N’aviez-vous pas peur de vous attaquer à un personnage aussi connu que Gustav Malher ?
Quand on a peur on n’écrit pas. Ce qui est important, ce n’est pas la façon dont les gens vont voir Malher, mais la façon dont Mahler voyait le monde. Je crée, je ne copie pas, je façonne un nouveau personnage. Il y a une maxime que je mets en pratique. Elle dit : fais ce qui t’intéresse. Gustav Mahler m’intéresse.

Depuis quand vous intéresse-t-il ?
Une histoire est comme un fleuve qui a beaucoup d’affluents, mais on peut parler d’une des origines du Dernier Mouvement. Elle remonte à un épisode lointain, environ trente ans. Ma première rencontre avec Mahler s’est faite à l’occasion d’un séjour d’une année dans un kibboutz, en Israël. Je travaillais dans les champs avec un rescapé de la Shoah un peu fou qui s’occupait de vieux chevaux. Il faisait une chaleur étouffante et je me souviens qu’il promenait son transistor dans la grange. Un jour, il a écouté la première symphonie de Mahler. Ce fut une rencontre déterminante avec le musicien. Cette histoire, cette image, ont mis trente ans à mûrir.

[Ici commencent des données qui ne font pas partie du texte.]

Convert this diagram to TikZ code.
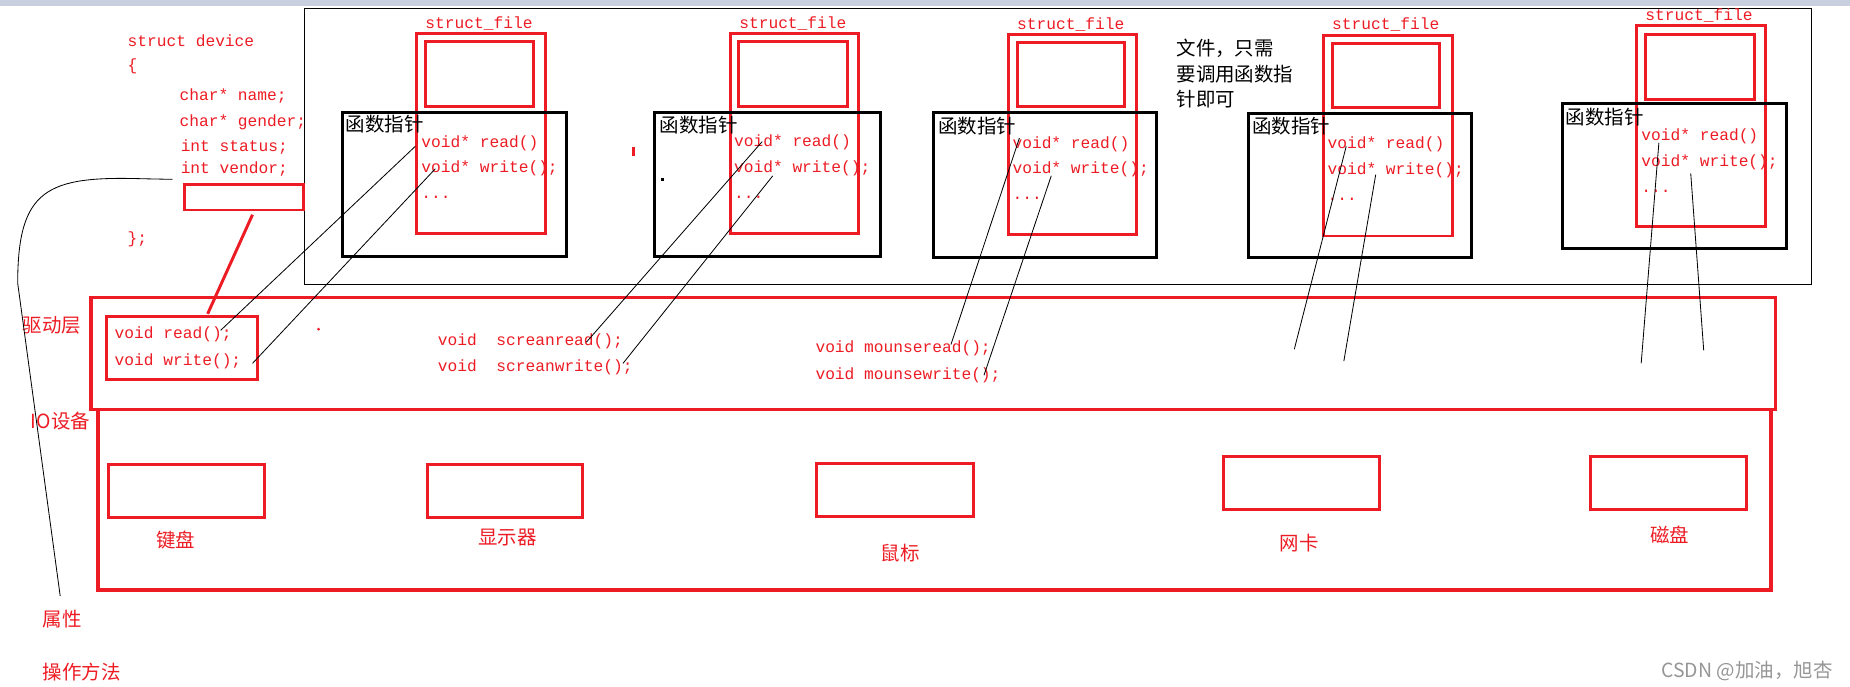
\documentclass[tikz,border=0pt]{standalone}
\usepackage{fontspec}
\setmainfont{Liberation Sans}
\newfontfamily\cjkf{Noto Sans CJK SC}
\newfontfamily\codef{Liberation Mono}
\definecolor{myred}{RGB}{237,28,36}
\definecolor{barc}{RGB}{200,207,222}
\definecolor{wmark}{RGB}{150,150,150}
\newcommand\mybox[6]{\node[#1,minimum width={(#5)-(#3)},minimum height={(#6)-(#4)}] (#2) at ({((#3)+(#5))/2},{((#4)+(#6))/2}) {};}
\begin{document}
\begin{tikzpicture}[x=1pt,y=-1pt,
 code/.style={font=\codef\fontsize{13.75}{16}\selectfont,text=myred,inner sep=0pt,anchor=base west},
 codec/.style={font=\codef\fontsize{13.75}{16}\selectfont,text=myred,inner sep=0pt,anchor=base},
 cn/.style={font=\cjkf\fontsize{16.5}{20}\selectfont,inner sep=0pt,anchor=west},
 cnc/.style={font=\cjkf\fontsize{16.5}{20}\selectfont,inner sep=0pt,text=myred},
 rb/.style={draw=myred,line width=2.5pt,inner sep=0pt,outer sep=0pt},
 rbig/.style={draw=myred,line width=3pt,inner sep=0pt,outer sep=0pt},
 bb/.style={draw=black,line width=2.5pt,inner sep=0pt,outer sep=0pt},
 frame/.style={draw=black,line width=0.85pt,inner sep=0pt,outer sep=0pt},
 thinl/.style={draw=black,line width=0.7pt},
 ]
\fill[white] (0,0) rectangle (1568,582);
\useasboundingbox (0,0) rectangle (1568,582);
\fill[barc] (0,0) rectangle (1568,5);

% outer frame
\mybox{frame}{outer}{258}{7}{1535}{241}

% struct device
\node[code] (sd1) at (108,39) {struct device};
\node[code] (sd2) at (108,60) {\{};
\node[code] (sd3) at (152,85) {char* name;};
\node[code] (sd4) at (152,107) {char* gender;};
\node[code] (sd5) at (153,128) {int status;};
\node[code] (sd6) at (153,147) {int vendor;};
\node[code] (sd7) at (108,206) {\};};
\mybox{rb}{sdev}{156}{156}{257}{178}

% groups of struct_file
\mybox{rb}{o1}{353}{28}{462}{198}
\mybox{rb}{i1}{361}{35}{452}{90}
\mybox{bb}{b1}{290}{95}{480}{217}
\mybox{rb}{o2}{619}{28}{728}{198}
\mybox{rb}{i2}{626}{35}{718}{90}
\mybox{bb}{b2}{555}{95}{746}{217}
\mybox{rb}{o3}{855}{29}{963}{199}
\mybox{rb}{i3}{862}{36}{953}{90}
\mybox{bb}{b3}{791}{95}{980}{218}
\mybox{rb}{o4}{1122}{30}{1231}{200}
\mybox{rb}{i4}{1129}{37}{1220}{91}
\mybox{bb}{b4}{1058}{96}{1247}{218}
\mybox{rb}{o5}{1387}{22}{1496}{192}
\mybox{rb}{i5}{1395}{29}{1487}{84}
\mybox{bb}{b5}{1324}{88}{1514}{211}

\node[codec] (sf1) at (406,24.5) {struct\_file};
\node[codec] (sf2) at (672,24) {struct\_file};
\node[codec] (sf3) at (907.5,24.7) {struct\_file};
\node[codec] (sf4) at (1174.5,25.3) {struct\_file};
\node[codec] (sf5) at (1440,17.7) {struct\_file};

\node[cn] (fp1) at (293,105) {函数指针};
\node[cn] (fp2) at (559,106) {函数指针};
\node[cn] (fp3) at (795,107) {函数指针};
\node[cn] (fp4) at (1061,107) {函数指针};
\node[cn] (fp5) at (1327,99) {函数指针};

\node[code] (r1) at (357,125) {void* read()};
\node[code] (w1) at (357,146) {void* write();};
\node[code] (e1) at (357,168) {...};
\node[code] (r2) at (622,124) {void* read()};
\node[code] (w2) at (622,146) {void* write();};
\node[code] (e2) at (622,168) {...};
\node[code] (r3) at (858,125.5) {void* read()};
\node[code] (w3) at (858,147) {void* write();};
\node[code] (e3) at (858,169) {...};
\node[code] (r4) at (1125,126) {void* read()};
\node[code] (w4) at (1125,148) {void* write();};
\node[code] (e4) at (1125,170) {...};
\node[code] (r5) at (1391,119) {void* read()};
\node[code] (w5) at (1391,141) {void* write();};
\node[code] (e5) at (1391,163) {...};

\node[cn] (note1) at (997,41) {文件，只需};
\node[cn] (note2) at (997,63) {要调用函数指};
\node[cn] (note3) at (997,84) {针即可};

% driver layer
\mybox{rbig}{drv}{77}{252}{1505}{347}
\mybox{rbig}{io}{83}{347}{1501}{500}
\mybox{rb}{drvin}{90}{268}{218}{322}
\node[cn,text=myred] (lbdrv) at (19,276) {驱动层};
\node[cn,text=myred] (lbio) at (26,357) {IO设备};
\node[code] (dr1) at (97,287) {void read();};
\node[code] (dw1) at (97,310) {void write();};
\node[code] (dr2) at (371,293) {void\ \ screanread();};
\node[code] (dw2) at (371,315) {void\ \ screanwrite();};
\node[code] (dr3) at (691,299) {void mounseread();};
\node[code] (dw3) at (691,322) {void mounsewrite();};
\fill[myred] (270,279) circle (1.3);
\fill[myred] (536,125) rectangle (538.5,132);
\fill[black] (560,150.5) rectangle (562.5,153);

% devices
\mybox{rb}{kb}{92}{394}{224}{439}
\mybox{rb}{disp}{362}{394}{494}{439}
\mybox{rb}{mouse}{692}{393}{825}{438}
\mybox{rb}{net}{1037}{387}{1169}{432}
\mybox{rb}{disk}{1348}{387}{1480}{432}
\node[cnc] (lkb) at (149,458) {键盘};
\node[cnc] (ldisp) at (430,456) {显示器};
\node[cnc] (lmouse) at (763,469) {鼠标};
\node[cnc] (lnet) at (1101,460) {网卡};
\node[cnc] (ldisk) at (1415,453) {磁盘};

\node[cn,text=myred] (attr) at (36,525) {属性};
\node[cn,text=myred] (ops) at (36,570) {操作方法};

% connectors
\coordinate (rlA) at (214,182);
\coordinate (rlB) at (176,266);
\draw[myred,line width=2.5pt] (rlA) -- (rlB);

\coordinate (cvA) at (146,152);
\coordinate (cvB) at (51,505);
\draw[thinl] (cvA) -- (121,151.5) .. controls (40,149) and (15,160) .. (15,240) -- (cvB);

\coordinate (a1) at (352,124);  \coordinate (z1) at (187,280);
\coordinate (a2) at (369,143);  \coordinate (z2) at (214,308);
\coordinate (a3) at (646,120);  \coordinate (z3) at (497,290);
\coordinate (a4) at (655,149);  \coordinate (z4) at (528,308);
\coordinate (a5) at (864,117);  \coordinate (z5) at (806,292);
\coordinate (a6) at (891,149);  \coordinate (z6) at (834,318);
\coordinate (a7) at (1141,124); \coordinate (z7) at (1097,296);
\coordinate (a8) at (1166,148); \coordinate (z8) at (1139,306);
\coordinate (a9) at (1406,121); \coordinate (z9) at (1391,308);
\coordinate (a10) at (1433,147); \coordinate (z10) at (1444,297);
\foreach \i in {1,...,10} {\draw[thinl] (a\i) -- (z\i);}

\node[font=\cjkf\fontsize{16.5}{19}\selectfont,text=wmark,inner sep=0pt,anchor=west] (wm) at (1408,569) {CSDN @加油，旭杏};
\end{tikzpicture}
\end{document}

On en revient donc à la musique
Oui, il y a aussi la musique de Mahler. Pourtant je ne peux la supporter qu’à petites doses, car elle m’écrase. Mais je pense que c’est la personnalité fascinante du créateur qui m’a intéressé et donné envie d’écrire ce Dernier Mouvement. C’est un homme qui brûle sa vie et se donne entièrement. Nous avons des points communs : nous sommes viennois tous les deux, je suis un père de famille comme lui et moi aussi je me suis presque brûlé à une femme. Il y a aussi chez moi cette forte tension entre l’amour de la nature et le désir de la ville.

Je ne travaille en priorité ni sur la forme, ni sur les thèmes, j’écris à partir d’images et de sentiments. Quand on lui donne suffisamment d’espace, le sentiment se déploie et génère la forme. Il est là comme un être vivant qui se développe.